I had learned that Jesus was baptized in a river- why didn’t we use
one of
the many rivers nearby? Certainly that would be more Biblical
that the
SDA church! There was no catechism in my church and when I read
the NT on the matter, without the benefit of any extra-biblical context
about the
meaning of Baptism in the 1st century, I was left clueless. What
could
possibly be so important about getting wet at the SDA church?
Actually, the fact of my mercy ship visit to Pitcairn (an officially
SDA
country) and having led worship in the SDA church there has allowed
me the
privilege of preaching in SDA pulpits- not so cultish after all- but
it
was a wonder that I stayed with the program back then. I agreed
to be
baptized out of peer pressure but it was a meaningless and confusing
experience for me. I figured you had to take some weirdness along
with
the human territory of church life.
My confusion was multiplied when I told my atheist parents I had been
baptized. My father was angry about my being part of a superstitious
ritual. Inscrutably, my mother produced a very old certificate
and
informed me that it was all unnecessary since I had been baptized as
an
infant! I was incredulous. “You made me go through this
as a baby! What
possible meaning or understanding or reason would there be for that?”
It
was the first I was to learn of the practice of paedobaptism.
My atheist
mother had apparently also given in to peer pressure when she was
encouraged, by Episcopal relatives, one a priest, to have her baby
baptized. So uncle Tony Baptized his tiny nephew- inscribed on
the old
card were the words that John Volney Rush III was “destined to become
a
child of God.” The prophecy left me speechless! I have kept
the card- it
is a reminder of the promise of God to a confused rationalist orphan.

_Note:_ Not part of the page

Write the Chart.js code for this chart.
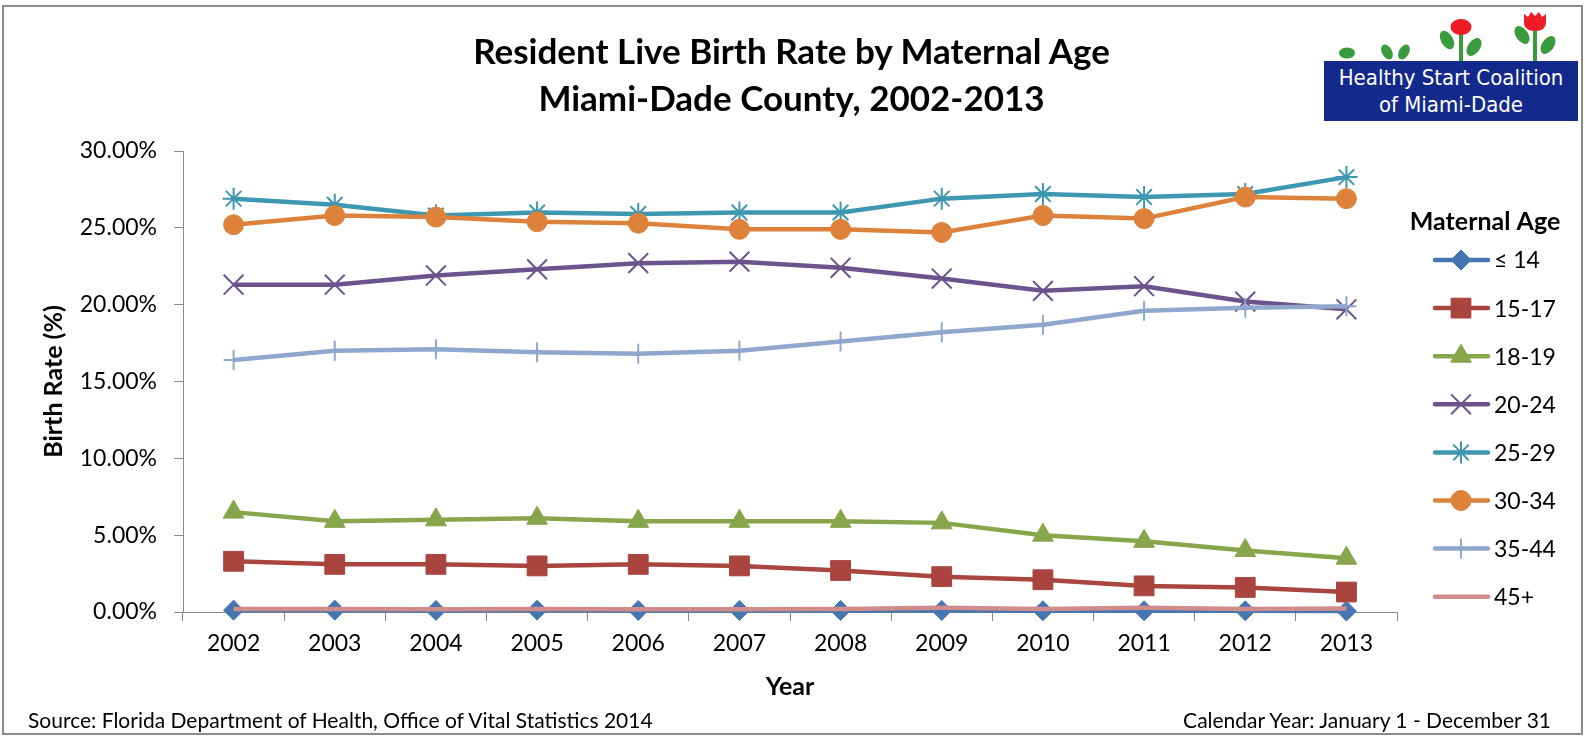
<!DOCTYPE html>
<html><head><meta charset="utf-8">
<script src="https://cdn.jsdelivr.net/npm/chart.js@4.4.1/dist/chart.umd.min.js"></script>
<style>
html,body{margin:0;padding:0;background:#fff;}
#wrap{position:relative;width:1585px;height:736px;overflow:hidden;background:#fff;}
#c{position:absolute;left:0;top:0;}
#frame{position:absolute;left:2px;top:5px;width:1581px;height:730px;border:2px solid #8a8a8a;box-sizing:border-box;pointer-events:none;}
.title{position:absolute;left:0;width:1583px;text-align:center;font:bold 35px Lato, sans-serif;color:#000;line-height:46px;}
.foot{position:absolute;font:21px Lato, sans-serif;color:#000;line-height:24px;white-space:nowrap;}
#logo{position:absolute;left:1300px;top:0;width:285px;height:130px;}
#logoBox{position:absolute;left:24px;top:61px;width:254px;height:60px;background:#13298c;}
.lt{position:absolute;left:0;width:254px;text-align:center;color:#fff;font:22px "Liberation Sans Narrow","DejaVu Sans Condensed",sans-serif;line-height:26px;white-space:nowrap;}
</style></head>
<body>
<div id="wrap">
  <canvas id="c" width="1585" height="736"></canvas>
  <div class="title" style="top:27px">Resident Live Birth Rate by Maternal Age</div>
  <div class="title" style="top:74px">Miami-Dade County, 2002-2013</div>
  <div class="foot" style="left:28px;top:708px">Source: Florida Department of Health, Office of Vital Statistics 2014</div>
  <div class="foot" style="right:34px;top:708px">Calendar Year: January 1 - December 31</div>
  <div id="logo">
    <svg width="285" height="62" style="position:absolute;left:0;top:0">
      <ellipse cx="47" cy="53" rx="8" ry="5.5" fill="#3a9a3e"/>
      <ellipse cx="87" cy="52" rx="5" ry="8" fill="#3a9a3e" transform="rotate(-30 87 52)"/>
      <ellipse cx="104" cy="52" rx="5" ry="8" fill="#3a9a3e" transform="rotate(30 104 52)"/>
      <rect x="159" y="33" width="4" height="29" fill="#3a9a3e"/>
      <ellipse cx="161" cy="27" rx="10.5" ry="8" fill="#ee1c25"/>
      <ellipse cx="147" cy="40" rx="6" ry="10" fill="#3a9a3e" transform="rotate(-30 147 40)"/>
      <ellipse cx="174" cy="47" rx="6" ry="10" fill="#3a9a3e" transform="rotate(35 174 47)"/>
      <rect x="233" y="28" width="4" height="34" fill="#3a9a3e"/>
      <path d="M224 14 L228 17 L231 12 L235 16 L239 12 L242 17 L246 14 L246 22 Q246 31 235 31 Q224 31 224 22 Z" fill="#ee1c25"/>
      <ellipse cx="222" cy="35" rx="6" ry="10" fill="#3a9a3e" transform="rotate(-35 222 35)"/>
      <ellipse cx="248" cy="45" rx="6" ry="10" fill="#3a9a3e" transform="rotate(35 248 45)"/>
    </svg>
    <div id="logoBox">
      <div class="lt" style="top:4px">Healthy Start Coalition</div>
      <div class="lt" style="top:31px">of Miami-Dade</div>
    </div>
  </div>
  <div id="frame"></div>
</div>
<script>
// ---- data ----
const years = ['2002','2003','2004','2005','2006','2007','2008','2009','2010','2011','2012','2013'];
const seriesNames = ['≤ 14','15-17','18-19','20-24','25-29','30-34','35-44','45+'];
const age14 = [0.12,0.12,0.10,0.12,0.10,0.10,0.10,0.10,0.08,0.08,0.08,0.06];
const age15_17 = [3.3,3.1,3.1,3.0,3.1,3.0,2.7,2.3,2.1,1.7,1.6,1.3];
const age18_19 = [6.5,5.9,6.0,6.1,5.9,5.9,5.9,5.8,5.0,4.6,4.0,3.5];
const age20_24 = [21.3,21.3,21.9,22.3,22.7,22.8,22.4,21.7,20.9,21.2,20.2,19.7];
const age25_29 = [26.9,26.5,25.8,26.0,25.9,26.0,26.0,26.9,27.2,27.0,27.2,28.3];
const age30_34 = [25.2,25.8,25.7,25.4,25.3,24.9,24.9,24.7,25.8,25.6,27.0,26.9];
const age35_44 = [16.4,17.0,17.1,16.9,16.8,17.0,17.6,18.2,18.7,19.6,19.8,19.9];
const age45 = [0.20,0.20,0.18,0.20,0.18,0.18,0.20,0.27,0.20,0.27,0.20,0.22];
const yTicksMin = 0, yTicksMax = 30, yStep = 5;
const legendTitle = 'Maternal Age';

// ---- styles ----
const colors = ['#4676b1','#a9443f','#87a64b','#6c538d','#3e97b0','#de823b','#8fa7cd','#d08b8b'];
const styles = [
  {ps:'rectRot', r:10, bw:1},
  {ps:'rect', r:14, bw:1},
  {ps:'triangle', r:12, bw:1},
  {ps:'crossRot', r:14, bw:2},
  {ps:'star', r:11, bw:2},
  {ps:'circle', r:10, bw:1},
  {ps:'cross', r:10, bw:2},
  {ps:'circle', r:0, bw:0}
];
const allData = [age14, age15_17, age18_19, age20_24, age25_29, age30_34, age35_44, age45];

const datasets = allData.map((d,i)=>({
  label: seriesNames[i],
  data: d,
  borderColor: colors[i],
  backgroundColor: colors[i],
  pointBackgroundColor: colors[i],
  pointBorderColor: colors[i],
  pointStyle: styles[i].ps,
  pointRadius: styles[i].r,
  pointBorderWidth: styles[i].bw,
  borderWidth: 4.5,
  tension: 0,
  clip: false,
  order: allData.length - i
}));

const FONT = 'Lato, sans-serif';

const sideLegend = {
  id: 'sideLegend',
  afterDraw(chart){
    const ctx = chart.ctx;
    ctx.save();
    ctx.fillStyle = '#000';
    ctx.font = 'bold 25px ' + FONT;
    ctx.textAlign = 'center';
    ctx.textBaseline = 'middle';
    ctx.fillText(legendTitle, 1485, 222);
    chart.data.datasets.forEach((d,i)=>{
      const y = 260 + i*48.1;
      ctx.strokeStyle = d.borderColor;
      ctx.lineWidth = 4.5;
      ctx.lineCap = 'round';
      ctx.beginPath(); ctx.moveTo(1435, y); ctx.lineTo(1488, y); ctx.stroke();
      ctx.lineCap = 'butt';
      if (d.pointRadius > 0) {
        ctx.fillStyle = d.pointBackgroundColor;
        ctx.strokeStyle = d.pointBorderColor;
        ctx.lineWidth = d.pointBorderWidth;
        Chart.helpers.drawPoint(ctx, {pointStyle:d.pointStyle, radius:d.pointRadius, rotation:0, borderWidth:d.pointBorderWidth}, 1461, y);
      }
      ctx.fillStyle = '#000';
      ctx.font = '23px ' + FONT;
      ctx.textAlign = 'left';
      ctx.fillText(d.label, 1494, y + 1);
    });
    ctx.restore();
  }
};

new Chart(document.getElementById('c'), {
  type: 'line',
  data: { labels: years, datasets },
  options: {
    responsive: false,
    animation: false,
    layout: { padding: { top: 151, right: 188, left: 0, bottom: 0 } },
    plugins: { legend: { display: false }, tooltip: { enabled: false }, title: { display: false } },
    scales: {
      x: {
        type: 'category',
        offset: true,
        grid: { display: true, offset: true, drawOnChartArea: false, drawTicks: true, tickLength: 9, color: '#8a8a8a', lineWidth: 1 },
        border: { display: true, color: '#8a8a8a', width: 1 },
        ticks: { font: { family: FONT, size: 23 }, color: '#000', padding: 9, maxRotation: 0 },
        title: { display: true, text: 'Year', color: '#000', font: { family: FONT, size: 25, weight: 'bold' }, padding: { top: 0, bottom: 34 } },
        afterFit(s){ s.height = 124; }
      },
      y: {
        min: yTicksMin, max: yTicksMax,
        grid: { display: true, drawOnChartArea: false, drawTicks: true, tickLength: 9, color: '#8a8a8a', lineWidth: 1 },
        border: { display: true, color: '#8a8a8a', width: 1 },
        ticks: { stepSize: yStep, callback: v => v.toFixed(2) + '%', font: { family: FONT, size: 23 }, color: '#000', padding: 17 },
        title: { display: true, text: 'Birth Rate (%)', color: '#000', font: { family: FONT, size: 25, weight: 'bold' }, padding: { top: 39, bottom: 0 } },
        afterFit(s){ s.width = 183; }
      }
    }
  },
  plugins: [sideLegend]
});
</script>
</body></html>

I tell this story and also give a copy of the great book Children of
Promise by Geoffrey Bromiley when I am asked about this mystery.
I am
still a little clueless- but I have become more at home in the world
of
symbol and sacrament.
These have been very important questions for a post-Woodstock convert
of
the Jesus Movement who was raised by philosophical atheists. From
the
very beginning, Christianity was a journey into a whole new world of
the
supernatural and the symbolic. For some, conversion is the realization
of
childhood instruction and culture. For me it was the upheaval
of a whole
world view and entering into a new wild world of Pentecostal spirituality
and Evangelical sensibilities seeking to come to grips with a
counter-culture harvest. We had no interest in or understanding
of
denominational distinctions or theological nuance.
I met my best lifetime friend at a Christian counter-culture coffee
house
run by local churches. I had been converted from being a very
studious
leader of the town High School Atheist group while he was still showing
the effects of long time pot abuse. I would try to discuss astrophysics
and God while he would slowly, turn, nod and focus- “That’s heavvvy
man.”
I learned all the new lingo and how to play the guitar from him while
he
learned sobriety from me.
We both became leaders in the local AOG church where we learned something
of the distance between denominational/doctrinal “distinctives” and
the claim that the Bible was the only real authority for truth and practice.
I went on to start an independent and “truly Biblical” community church
while he reconnected with his Jewish roots, became a computer guru and
a
Rabbi for a Messianic Congregation in the Silicon Valley. It has been
a
vital dimension of my own faith to be in dialog with Rabbi Cohen and
to be
connected with this community as I preach for them about once a year.
These connections with historic Jewish spirituality, as well as my own
subsequent service as an Evangelical minister and Episcopal priest,
provide an interesting dialog with my own experience in independent
church
development and the global YWAM culture.